Detroit art trailer

The Red Children’s Art Museum, in Detroit’s North End, also known simply as The Red, is a space dedicated to displaying and archiving art by Detroit-area youth, and to teaching a new generation of artists, from free-play art ‘classes’ for children from infancy to school age, and studio spaces and even residencies for older art students.

And like most art museums, it has been closed for the summer. The website has a virtual tour, but it’s a shallow substitute for the very hands-on space.

So instead, founder Yvette Rock has been spending her summer bringing art to the children of Detroit in her own version of the Magic School Bus.

Live Coal Arts Mobile is an 18-foot-long trailer that Rock has transformed into a rolling art gallery. It isn’t new – Rock used it for pop-up exhibitions after her first gallery, Live Coal Arts Gallery, folded in 2015 and before she founded The Red in 2018. Putting art and youth together is the 44-year-old’s mission in life. 

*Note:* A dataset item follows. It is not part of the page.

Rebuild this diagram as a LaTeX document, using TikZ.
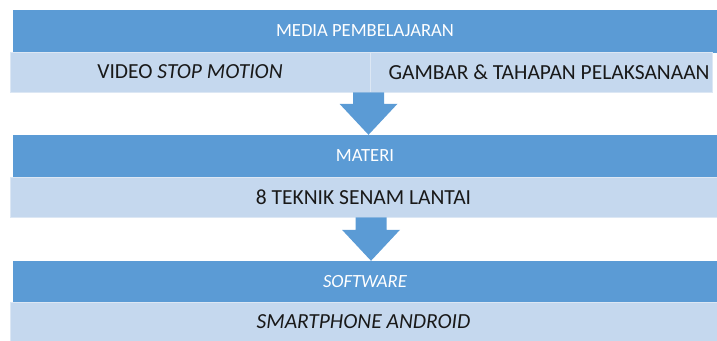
\documentclass[tikz,border=0pt]{standalone}
\usepackage{fontspec}
\setmainfont{Carlito}
\usetikzlibrary{calc}
\definecolor{headBlue}{RGB}{91,155,213}
\definecolor{cellBlue}{RGB}{197,216,238}
\definecolor{cellLine}{RGB}{220,231,244}
\newcommand{\downArrow}[2]{%%
  %% Shaft from #1, head ending in #2.
  \fill[arrowStyle] ($(#1)+(-15.5,0)$) -- ($(#1)+(15.5,0)$) -- ($(#2)+(15.5,31)$)
    -- ($(#2)+(29,31)$) -- (#2) -- ($(#2)+(-29,31)$) -- ($(#2)+(-15.5,31)$) -- cycle;
}

\begin{document}
\begin{tikzpicture}[%%
  x=1pt,y=1pt,
  headStyle/.style={fill=headBlue,draw=headBlue,text=white,inner sep=0pt,
    minimum height=42pt,font=\fontsize{18.6}{19}\selectfont},%%
  cellStyle/.style={fill=cellBlue,draw=cellLine,line width=0.8pt,text=black!90,inner sep=0pt,
    minimum height=40pt,font=\fontsize{21.5}{22}\selectfont},%%
  arrowStyle/.style={fill=headBlue}%%
]
\useasboundingbox (0,0) rectangle (717,-340);
%%
%% First row: the media.
\node[headStyle,minimum width=704pt] (media) at (365,-31) {MEDIA PEMBELAJARAN};
\node[cellStyle,minimum width=360pt] (video) at (190,-72) {VIDEO \textit{STOP MOTION}};
\node[cellStyle,minimum width=342pt] (gambar) at (541,-72) {\hspace*{16pt}GAMBAR \& TAHAPAN PELAKSANAAN};
%%
%% Second row: the material.
\node[headStyle,minimum width=704pt] (materi) at (365,-156) {MATERI};
\node[cellStyle,minimum width=707pt] (teknik) at (363.5,-197) {8 TEKNIK SENAM LANTAI};
%%
%% Third row: the software.
\node[headStyle,minimum width=704pt,minimum height=41pt] (software) at (365,-281.5) {\textit{SOFTWARE}};
\node[cellStyle,minimum width=707pt,minimum height=39pt] (android) at (363.5,-321.5) {\textit{SMARTPHONE ANDROID}};
%%
%% The arrows between the rows.
\coordinate (arrowOneTop) at ($(video.south -| 368.5,0)$);
\coordinate (arrowOneTip) at ($(materi.north -| 368.5,0)$);
\coordinate (arrowTwoTop) at ($(teknik.south -| 371,0)$);
\coordinate (arrowTwoTip) at ($(software.north -| 371,0)$);
\downArrow{arrowOneTop}{arrowOneTip}
\downArrow{arrowTwoTop}{arrowTwoTip}
\end{tikzpicture}
\end{document}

“I was interested in finding ways to bridge the gap between younger, aspiring artists and established artists. I wanted to knock down some of the barriers that are put up in the art world,” said Rock, and then added with good humor: “If I don’t have a building, I’ll do it on wheels.”

In July, the Arts Mobile hosted “Detroit Popsies,” an exhibition of found-object sculptures including a half-sized bathroom made of discarded popsicle sticks, made by Rock’s daughters Cedar and Arise. In mid-August, she’s letting her sons Light and Temple take over. They plan to use legos to recreate photos submitted by visitors.

Rock hopes to reopen The Red later in the fall, Detroit’s pandemic management permitting. But whatever happens, she has this to say:

“We are going to still make art. Let’s see where this goes in our journey together.”